Integration pending 4h estimated Tier 4 Bufdir Export Orchestration — Client Service and Scope Selection

Integration Purpose

Verify integration with dependent epics: epic-bufdir-report-export-foundation, epic-bufdir-report-export-core-backend

This integration checkpoint ensures proper coordination and compatibility between different epics. It verifies that all interfaces, data flows, and dependencies are correctly implemented before proceeding.

Execution Context

Execution Tier
Tier 4

Tier 4 - 323 tasks

Can start after Tier 3 completes

Integration Task

Handles integration between different epics or system components. Requires coordination across multiple development streams.

Task Status
Statuspending
TypeIntegration
Estimated4h
Tier4
Epic Risks (2)
high impact medium prob security

The scope selector must accurately reflect each coordinator's access rights within the org hierarchy. If a coordinator can select a scope broader than their authorised access, the edge function's RLS enforcement must catch the attempt — but a permissive RLS policy or a bug in the scope resolver could allow unauthorised data to be exported.

Mitigation & Contingency

Mitigation: Implement permission enforcement at two independent layers: (1) the scope selector only renders options permitted by the user's role record, and (2) the edge function re-validates the requested scope against the user's JWT claims before executing any queries. Write integration tests that attempt to invoke the edge function with a scope beyond the user's permissions and assert rejection.
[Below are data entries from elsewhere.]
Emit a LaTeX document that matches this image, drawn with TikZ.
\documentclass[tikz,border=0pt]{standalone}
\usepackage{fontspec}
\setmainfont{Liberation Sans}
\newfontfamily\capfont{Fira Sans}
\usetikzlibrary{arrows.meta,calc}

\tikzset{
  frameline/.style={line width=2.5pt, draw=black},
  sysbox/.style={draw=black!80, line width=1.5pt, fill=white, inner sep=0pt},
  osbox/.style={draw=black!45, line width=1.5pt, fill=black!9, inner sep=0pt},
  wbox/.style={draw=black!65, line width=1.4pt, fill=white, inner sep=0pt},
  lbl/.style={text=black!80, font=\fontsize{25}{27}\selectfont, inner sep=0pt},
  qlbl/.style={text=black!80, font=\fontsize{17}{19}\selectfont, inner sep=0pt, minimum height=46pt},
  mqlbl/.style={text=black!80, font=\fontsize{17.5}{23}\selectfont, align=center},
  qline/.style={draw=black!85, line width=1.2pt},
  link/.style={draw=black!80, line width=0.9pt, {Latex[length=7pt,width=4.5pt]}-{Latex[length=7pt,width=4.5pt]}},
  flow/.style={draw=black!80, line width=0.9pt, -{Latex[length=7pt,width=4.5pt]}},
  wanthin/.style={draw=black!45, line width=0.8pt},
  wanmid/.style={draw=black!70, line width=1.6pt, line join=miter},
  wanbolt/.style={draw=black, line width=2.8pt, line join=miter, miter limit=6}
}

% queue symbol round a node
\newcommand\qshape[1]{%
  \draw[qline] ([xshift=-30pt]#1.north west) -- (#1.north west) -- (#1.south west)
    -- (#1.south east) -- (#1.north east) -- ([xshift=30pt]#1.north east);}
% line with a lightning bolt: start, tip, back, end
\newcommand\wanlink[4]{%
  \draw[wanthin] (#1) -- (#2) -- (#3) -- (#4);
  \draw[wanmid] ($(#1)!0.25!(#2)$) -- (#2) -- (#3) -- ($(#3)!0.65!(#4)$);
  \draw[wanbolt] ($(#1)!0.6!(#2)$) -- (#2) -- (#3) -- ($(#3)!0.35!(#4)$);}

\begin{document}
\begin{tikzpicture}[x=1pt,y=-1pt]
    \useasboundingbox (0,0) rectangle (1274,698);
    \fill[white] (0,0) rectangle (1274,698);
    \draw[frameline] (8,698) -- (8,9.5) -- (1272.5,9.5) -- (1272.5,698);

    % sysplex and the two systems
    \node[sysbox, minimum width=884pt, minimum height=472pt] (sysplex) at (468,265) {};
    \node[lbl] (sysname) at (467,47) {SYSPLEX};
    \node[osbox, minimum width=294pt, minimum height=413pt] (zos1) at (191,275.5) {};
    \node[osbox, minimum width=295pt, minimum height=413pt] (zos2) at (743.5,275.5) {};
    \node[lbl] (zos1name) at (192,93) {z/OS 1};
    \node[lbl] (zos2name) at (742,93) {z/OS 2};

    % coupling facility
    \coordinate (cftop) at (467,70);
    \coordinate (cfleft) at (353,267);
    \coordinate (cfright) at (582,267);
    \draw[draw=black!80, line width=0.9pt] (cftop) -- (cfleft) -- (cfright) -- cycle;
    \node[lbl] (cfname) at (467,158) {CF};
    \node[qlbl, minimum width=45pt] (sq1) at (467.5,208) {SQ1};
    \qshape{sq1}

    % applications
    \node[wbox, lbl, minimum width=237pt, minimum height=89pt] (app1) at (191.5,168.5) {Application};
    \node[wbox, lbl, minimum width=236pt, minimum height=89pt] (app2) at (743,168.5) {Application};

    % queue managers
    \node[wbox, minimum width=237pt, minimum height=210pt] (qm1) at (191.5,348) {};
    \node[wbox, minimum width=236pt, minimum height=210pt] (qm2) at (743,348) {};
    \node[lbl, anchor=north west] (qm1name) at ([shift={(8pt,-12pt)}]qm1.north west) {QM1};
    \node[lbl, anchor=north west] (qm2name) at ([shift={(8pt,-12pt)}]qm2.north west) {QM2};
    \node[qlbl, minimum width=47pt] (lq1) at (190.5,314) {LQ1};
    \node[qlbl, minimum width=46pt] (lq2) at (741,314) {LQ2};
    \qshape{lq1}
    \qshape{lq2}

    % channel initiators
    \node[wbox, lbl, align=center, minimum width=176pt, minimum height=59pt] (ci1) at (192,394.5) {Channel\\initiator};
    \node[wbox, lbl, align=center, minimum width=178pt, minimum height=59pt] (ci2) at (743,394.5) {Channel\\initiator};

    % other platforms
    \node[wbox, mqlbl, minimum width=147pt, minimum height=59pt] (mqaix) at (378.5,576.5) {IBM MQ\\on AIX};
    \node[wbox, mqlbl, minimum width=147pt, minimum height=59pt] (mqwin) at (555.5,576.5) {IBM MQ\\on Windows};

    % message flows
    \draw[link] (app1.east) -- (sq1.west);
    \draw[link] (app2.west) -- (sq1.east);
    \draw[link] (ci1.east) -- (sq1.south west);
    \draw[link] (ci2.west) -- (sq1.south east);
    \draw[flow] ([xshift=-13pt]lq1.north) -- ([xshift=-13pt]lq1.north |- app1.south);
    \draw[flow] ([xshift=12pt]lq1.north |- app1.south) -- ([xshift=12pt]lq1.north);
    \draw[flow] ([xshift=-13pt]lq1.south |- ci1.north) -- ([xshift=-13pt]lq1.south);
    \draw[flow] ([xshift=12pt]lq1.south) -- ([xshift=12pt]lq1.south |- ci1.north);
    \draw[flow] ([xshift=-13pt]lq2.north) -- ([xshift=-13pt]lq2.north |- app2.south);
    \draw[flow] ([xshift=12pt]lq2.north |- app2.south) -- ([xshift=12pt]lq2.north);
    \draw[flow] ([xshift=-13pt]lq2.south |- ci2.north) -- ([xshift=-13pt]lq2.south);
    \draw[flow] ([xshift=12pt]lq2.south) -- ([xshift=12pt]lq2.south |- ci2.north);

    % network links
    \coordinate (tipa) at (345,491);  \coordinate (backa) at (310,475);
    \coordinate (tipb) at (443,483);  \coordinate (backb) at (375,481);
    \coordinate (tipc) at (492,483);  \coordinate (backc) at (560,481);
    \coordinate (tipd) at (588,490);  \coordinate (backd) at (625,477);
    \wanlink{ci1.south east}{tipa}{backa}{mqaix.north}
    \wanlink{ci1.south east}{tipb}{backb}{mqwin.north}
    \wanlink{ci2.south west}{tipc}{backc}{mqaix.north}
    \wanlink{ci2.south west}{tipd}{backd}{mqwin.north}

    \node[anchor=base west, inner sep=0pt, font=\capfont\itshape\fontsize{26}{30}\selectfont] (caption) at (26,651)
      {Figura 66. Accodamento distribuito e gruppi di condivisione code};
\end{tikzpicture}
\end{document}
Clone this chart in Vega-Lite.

Contingency: If a permission bypass is discovered post-launch, immediately disable the export feature via the org-level feature flag while the fix is deployed. Review all audit records for exports that may have included out-of-scope data and notify affected organisations.

medium impact medium prob technical

The export workflow has 7+ discrete states (idle, scope selected, period selected, preview loading, preview ready, confirming, exporting, complete, failed) and several conditional transitions. An incomplete BLoC state machine could allow duplicate submissions, stale preview data to be confirmed, or error states to be unrecoverable without a restart.

Mitigation & Contingency

Mitigation: Model the state machine explicitly as a sealed class hierarchy before coding. Review the state diagram against all user story acceptance criteria. Write bloc unit tests for every valid and invalid state transition, including the happy path and all documented error states.

Contingency: If the BLoC grows too complex to test reliably, decompose it into two cooperating blocs: one for configuration (scope + period selection) and one for execution (preview + confirm + export), linked by a coordinator object.